# Instruction
Take the lines from the beginning of the material through the line containing "import * as" and retype them exactly, leaving the pictures out.

# Source data
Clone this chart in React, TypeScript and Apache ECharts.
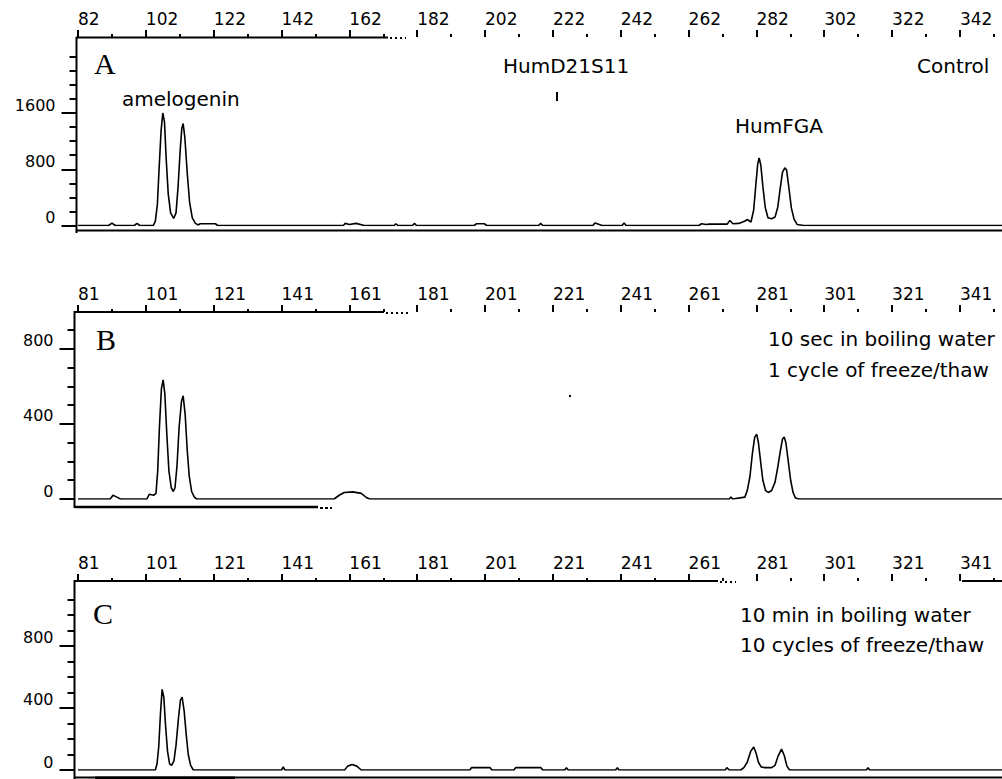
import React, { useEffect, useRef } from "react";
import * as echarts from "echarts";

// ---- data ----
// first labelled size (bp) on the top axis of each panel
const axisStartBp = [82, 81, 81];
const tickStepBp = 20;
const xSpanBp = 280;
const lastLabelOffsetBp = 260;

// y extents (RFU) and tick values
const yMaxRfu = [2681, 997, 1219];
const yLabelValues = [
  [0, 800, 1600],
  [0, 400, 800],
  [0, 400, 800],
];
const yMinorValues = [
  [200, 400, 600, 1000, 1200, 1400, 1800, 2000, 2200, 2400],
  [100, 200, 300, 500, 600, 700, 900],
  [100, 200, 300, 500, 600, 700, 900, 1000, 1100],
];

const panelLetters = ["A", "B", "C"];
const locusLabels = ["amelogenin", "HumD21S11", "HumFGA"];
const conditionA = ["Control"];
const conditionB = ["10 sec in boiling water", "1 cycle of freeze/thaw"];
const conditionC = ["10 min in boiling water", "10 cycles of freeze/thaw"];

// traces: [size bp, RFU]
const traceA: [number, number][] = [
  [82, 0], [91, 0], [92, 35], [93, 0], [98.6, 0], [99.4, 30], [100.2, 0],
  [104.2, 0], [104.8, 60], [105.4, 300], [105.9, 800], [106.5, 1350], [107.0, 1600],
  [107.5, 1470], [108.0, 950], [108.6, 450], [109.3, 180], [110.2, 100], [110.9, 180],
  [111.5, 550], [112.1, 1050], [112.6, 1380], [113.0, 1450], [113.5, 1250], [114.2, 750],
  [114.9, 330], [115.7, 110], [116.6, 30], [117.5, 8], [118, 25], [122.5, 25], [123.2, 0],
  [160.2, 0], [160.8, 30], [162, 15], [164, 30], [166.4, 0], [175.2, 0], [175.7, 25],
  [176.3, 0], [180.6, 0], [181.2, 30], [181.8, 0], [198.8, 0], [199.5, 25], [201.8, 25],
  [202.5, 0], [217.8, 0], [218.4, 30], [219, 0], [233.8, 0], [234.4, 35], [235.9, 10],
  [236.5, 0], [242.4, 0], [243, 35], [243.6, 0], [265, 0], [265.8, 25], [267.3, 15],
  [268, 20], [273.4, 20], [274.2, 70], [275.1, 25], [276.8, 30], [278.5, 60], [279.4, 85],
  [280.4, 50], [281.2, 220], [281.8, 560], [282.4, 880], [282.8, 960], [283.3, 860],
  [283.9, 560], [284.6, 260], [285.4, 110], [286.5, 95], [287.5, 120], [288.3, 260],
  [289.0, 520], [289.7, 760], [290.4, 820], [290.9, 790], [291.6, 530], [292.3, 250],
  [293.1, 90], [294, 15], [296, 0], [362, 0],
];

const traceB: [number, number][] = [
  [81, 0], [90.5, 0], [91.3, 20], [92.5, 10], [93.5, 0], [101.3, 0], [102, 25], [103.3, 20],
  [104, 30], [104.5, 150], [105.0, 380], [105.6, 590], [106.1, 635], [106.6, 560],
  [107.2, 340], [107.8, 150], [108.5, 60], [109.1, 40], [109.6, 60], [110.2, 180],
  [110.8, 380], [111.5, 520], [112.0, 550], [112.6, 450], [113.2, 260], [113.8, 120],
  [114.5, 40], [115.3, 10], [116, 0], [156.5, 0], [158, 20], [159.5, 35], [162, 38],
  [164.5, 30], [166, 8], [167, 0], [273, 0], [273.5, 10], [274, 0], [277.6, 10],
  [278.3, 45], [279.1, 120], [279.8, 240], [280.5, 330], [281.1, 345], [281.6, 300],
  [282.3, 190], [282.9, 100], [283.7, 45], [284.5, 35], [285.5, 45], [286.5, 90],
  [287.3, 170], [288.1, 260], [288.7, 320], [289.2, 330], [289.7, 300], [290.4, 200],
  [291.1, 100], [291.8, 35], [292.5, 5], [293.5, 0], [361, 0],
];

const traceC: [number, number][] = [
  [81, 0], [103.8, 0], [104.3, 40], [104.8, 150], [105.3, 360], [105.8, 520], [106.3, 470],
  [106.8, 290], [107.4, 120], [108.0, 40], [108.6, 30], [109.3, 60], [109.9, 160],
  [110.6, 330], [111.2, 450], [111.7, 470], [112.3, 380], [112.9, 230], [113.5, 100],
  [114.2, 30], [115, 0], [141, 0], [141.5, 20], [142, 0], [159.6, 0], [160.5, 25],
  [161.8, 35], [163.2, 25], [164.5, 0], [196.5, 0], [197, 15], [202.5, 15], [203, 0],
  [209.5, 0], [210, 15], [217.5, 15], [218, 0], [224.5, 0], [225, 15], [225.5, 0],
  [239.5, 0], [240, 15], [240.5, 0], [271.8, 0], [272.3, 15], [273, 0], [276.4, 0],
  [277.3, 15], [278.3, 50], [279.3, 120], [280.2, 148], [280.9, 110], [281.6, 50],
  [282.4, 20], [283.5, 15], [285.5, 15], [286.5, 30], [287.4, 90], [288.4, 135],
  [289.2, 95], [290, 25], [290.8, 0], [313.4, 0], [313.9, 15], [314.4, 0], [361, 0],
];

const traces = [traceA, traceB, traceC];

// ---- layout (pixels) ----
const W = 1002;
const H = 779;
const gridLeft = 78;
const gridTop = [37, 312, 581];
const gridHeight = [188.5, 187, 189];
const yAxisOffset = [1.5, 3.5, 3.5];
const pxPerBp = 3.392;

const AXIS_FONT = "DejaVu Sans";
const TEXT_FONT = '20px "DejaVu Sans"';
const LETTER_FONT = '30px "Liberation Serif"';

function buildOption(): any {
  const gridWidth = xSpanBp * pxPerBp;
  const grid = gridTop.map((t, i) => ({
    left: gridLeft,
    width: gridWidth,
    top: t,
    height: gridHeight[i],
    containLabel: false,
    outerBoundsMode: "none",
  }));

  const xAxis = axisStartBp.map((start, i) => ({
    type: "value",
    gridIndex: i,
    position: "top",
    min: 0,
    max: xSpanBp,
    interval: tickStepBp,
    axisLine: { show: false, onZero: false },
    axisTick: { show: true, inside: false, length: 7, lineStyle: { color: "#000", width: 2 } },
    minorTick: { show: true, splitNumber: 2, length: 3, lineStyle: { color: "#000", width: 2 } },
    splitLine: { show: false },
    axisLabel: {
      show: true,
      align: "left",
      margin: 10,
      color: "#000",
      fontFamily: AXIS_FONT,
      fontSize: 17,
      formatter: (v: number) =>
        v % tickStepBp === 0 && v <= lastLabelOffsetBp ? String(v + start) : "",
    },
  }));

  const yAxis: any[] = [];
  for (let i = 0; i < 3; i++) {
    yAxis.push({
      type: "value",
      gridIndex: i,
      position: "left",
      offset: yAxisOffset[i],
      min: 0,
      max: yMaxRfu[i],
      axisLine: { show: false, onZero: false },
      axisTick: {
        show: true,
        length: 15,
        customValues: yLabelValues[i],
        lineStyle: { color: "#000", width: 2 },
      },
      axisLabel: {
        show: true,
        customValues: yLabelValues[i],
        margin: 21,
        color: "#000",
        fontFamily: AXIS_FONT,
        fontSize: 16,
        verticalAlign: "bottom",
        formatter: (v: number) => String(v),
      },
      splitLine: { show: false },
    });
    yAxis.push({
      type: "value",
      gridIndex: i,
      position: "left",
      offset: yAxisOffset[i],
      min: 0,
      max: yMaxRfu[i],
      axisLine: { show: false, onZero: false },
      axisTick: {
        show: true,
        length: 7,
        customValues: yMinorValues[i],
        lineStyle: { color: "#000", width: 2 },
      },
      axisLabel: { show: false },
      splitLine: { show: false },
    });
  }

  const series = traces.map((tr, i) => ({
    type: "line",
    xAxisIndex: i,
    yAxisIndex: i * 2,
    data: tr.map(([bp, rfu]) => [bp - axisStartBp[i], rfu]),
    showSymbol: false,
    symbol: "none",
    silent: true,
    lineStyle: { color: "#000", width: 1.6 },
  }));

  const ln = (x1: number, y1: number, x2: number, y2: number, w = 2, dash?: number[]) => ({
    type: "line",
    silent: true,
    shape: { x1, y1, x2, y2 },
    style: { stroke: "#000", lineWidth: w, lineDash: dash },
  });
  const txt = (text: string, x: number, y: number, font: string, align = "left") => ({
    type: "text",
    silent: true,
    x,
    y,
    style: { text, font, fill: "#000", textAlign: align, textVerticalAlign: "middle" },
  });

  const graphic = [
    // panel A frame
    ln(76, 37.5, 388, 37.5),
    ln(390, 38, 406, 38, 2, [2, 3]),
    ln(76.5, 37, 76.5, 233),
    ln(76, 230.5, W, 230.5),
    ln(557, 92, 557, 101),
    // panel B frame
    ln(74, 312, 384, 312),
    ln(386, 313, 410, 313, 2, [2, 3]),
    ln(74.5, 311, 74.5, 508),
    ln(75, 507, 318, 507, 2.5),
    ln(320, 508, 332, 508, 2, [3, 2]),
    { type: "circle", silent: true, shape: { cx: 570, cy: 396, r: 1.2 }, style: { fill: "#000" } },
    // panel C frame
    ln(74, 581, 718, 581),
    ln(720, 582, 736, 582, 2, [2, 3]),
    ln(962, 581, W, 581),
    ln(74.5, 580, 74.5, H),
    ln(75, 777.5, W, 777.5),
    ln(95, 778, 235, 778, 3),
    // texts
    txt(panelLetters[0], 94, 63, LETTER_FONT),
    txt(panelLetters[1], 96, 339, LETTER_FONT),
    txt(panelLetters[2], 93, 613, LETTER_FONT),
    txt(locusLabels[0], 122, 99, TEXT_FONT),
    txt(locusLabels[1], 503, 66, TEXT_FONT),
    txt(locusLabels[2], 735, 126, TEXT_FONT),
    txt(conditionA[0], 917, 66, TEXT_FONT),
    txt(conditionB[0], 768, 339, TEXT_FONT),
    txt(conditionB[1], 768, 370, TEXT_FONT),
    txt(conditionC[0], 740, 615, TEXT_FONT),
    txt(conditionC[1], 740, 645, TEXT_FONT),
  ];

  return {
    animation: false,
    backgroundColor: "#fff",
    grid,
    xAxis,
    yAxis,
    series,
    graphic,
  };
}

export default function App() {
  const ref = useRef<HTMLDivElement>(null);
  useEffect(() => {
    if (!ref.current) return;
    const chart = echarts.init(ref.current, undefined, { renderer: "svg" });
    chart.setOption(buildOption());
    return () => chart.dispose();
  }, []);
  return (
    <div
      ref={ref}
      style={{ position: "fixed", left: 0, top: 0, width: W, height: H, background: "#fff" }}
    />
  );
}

# Written response
Clone this chart in React, TypeScript and Apache ECharts.
import React, { useEffect, useRef } from "react";
import * as echarts from "echarts";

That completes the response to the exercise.